It was nice to see this week's Cascadia Weekly (5/25/11). Three letters to the Editor, and all by TW members.
First was TW co-initiator David Marshak's letter addressing the advertisements in local publications, and the inaccurate statements made in them by David Warren in support of the proposed Cherry Point facility to transport coal to China.
Second was Dan Warner's letter in response to a previous CW column by Dean Baker, who, according to Warner, holds to "the infinite planet theory." Warner argues instead that "Infinite quantitative growth in a finite space is impossible." Warner was a featured speaker on Economics at an early "triple threat" TW event on peak oil, climate change, and economic instability.
Walter Haugen's letter follows, also responding to the Dean Baker column. Walter points out that Baker "focuses on fiscal policy without even considering how much energy is used and wasted in powering the economy." He agrees with Warner that "On a finite planet, infinite growth is suicide." Walter was a featured speaker at the TW Great Unleashing.

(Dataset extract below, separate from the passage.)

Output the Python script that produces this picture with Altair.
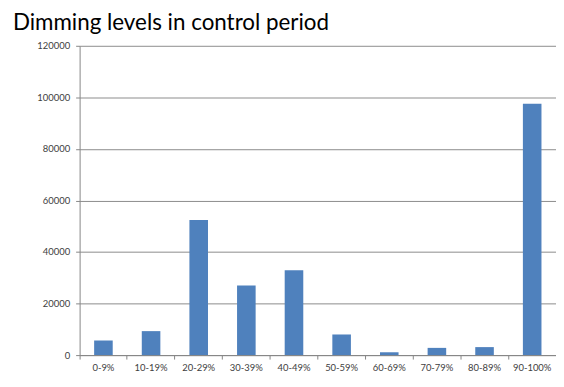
import altair as alt
import pandas as pd

categories = ["0-9%", "10-19%", "20-29%", "30-39%", "40-49%",
              "50-59%", "60-69%", "70-79%", "80-89%", "90-100%"]
values = [5700, 9300, 52400, 27000, 32900, 8000, 1100, 2800, 3100, 97500]
y_ticks = [0, 20000, 40000, 60000, 80000, 100000, 120000]

df = pd.DataFrame({"level": categories, "count": values})

FONT = "Lato"
W = 479
H = 311

chart = alt.Chart(df).mark_bar(
    color="#4F81BD", width=alt.RelativeBandSize(0.39)
).encode(
    x=alt.X("level:N", sort=categories,
            scale=alt.Scale(paddingInner=0, paddingOuter=0),
            axis=alt.Axis(title=None, labelAngle=0, bandPosition=0,
                          tickSize=4, labelPadding=3,
                          domainColor="#868686", tickColor="#868686",
                          labelColor="#404040", labelFont=FONT, labelFontSize=9.5,
                          grid=False)),
    y=alt.Y("count:Q",
            scale=alt.Scale(domain=[0, 120000], nice=False),
            axis=alt.Axis(title=None, values=y_ticks, format="d",
                          tickSize=4, labelPadding=6,
                          domainColor="#868686", tickColor="#868686",
                          gridColor="#8c8c8c", gridWidth=1,
                          labelColor="#404040", labelFont=FONT, labelFontSize=9.5)),
).properties(
    width=W,
    height=H,
    padding={"left": 4, "top": 3, "right": 0, "bottom": 0},
    title=alt.TitleParams("Dimming levels in control period", anchor="start",
                          frame="bounds", font=FONT, fontSize=22.5, fontWeight="normal",
                          color="#000000", dx=-24, offset=6),
).configure_view(stroke=None)

chart.save("out.html", embed_options={"renderer": "svg", "actions": False})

On the next page of Cascadia Weekly, we see a column by Bob Ferris. Bob is also a TW member, but more importantly he's the Executive Director of RE Sources for Sustainability, and is leading the public campaign opposing the proposed Coal Terminal at Cherry Point. His column is "Cherry Point: It is Absolutely About Jobs, Jobs, and Jobs." He dispels the idea that by opposing the terminal he is opposed to job creation in Whatcom County, and points out that many more jobs are threatened by the proposed terminal.
Turn the page again, and here is an interview with Bill McKibben regarding his upcoming visit to Bellingham (tomorrow, 5/31/11). McKibben states: "There's virtually no place on th continent that's done a better job of showing us how to live locally. Now, by quirk of geography, Bellingham is going to have to make some decisions about what kind of role it wants to play globally." The article is"Carbon Bomb: Bill McKibben Considers the Coal Fuse Burning at Cher... McKibben isn't a TW member, but we do have a 350.org work group, which will be tabling at the event. Come visit us!
And speaking of Engaged Citizens, TWIG and TWOG member Tom Anderson is running for County Executive!
With all these examples of TW Members engaging in public process, expressing personal opinion (which is to be encouraged), please keep in mind that Transition Whatcom as a whole is a non partisan organization, and is not a campaigning type of organization. How we draw these boundaries will continue to be an interesting dance. The following is excerpted from our TW Guidelines document:
"In regards to any issue, personal philosophy, theology, political persuasion and moral conviction, Transition Whatcom is (and we hope will continue to be) made stronger and more effective by being comprised of individuals with a wide diversity of opinions and beliefs. If you are involved with Transition Whatcom, come prepared to work shoulder to shoulder with people who may be very different from you in some or even many ways... Each of us can participate together in the projects of change we decide to undertake as Transition Whatcom, and yet have autonomy in our personal thinking and personal choices as we go. Whatever members do outside the scope of Transition Whatcom is their business and does not reflect Transition Whatcom as a whole, nor does it reflect on what other Transition Whatcom members believe or do."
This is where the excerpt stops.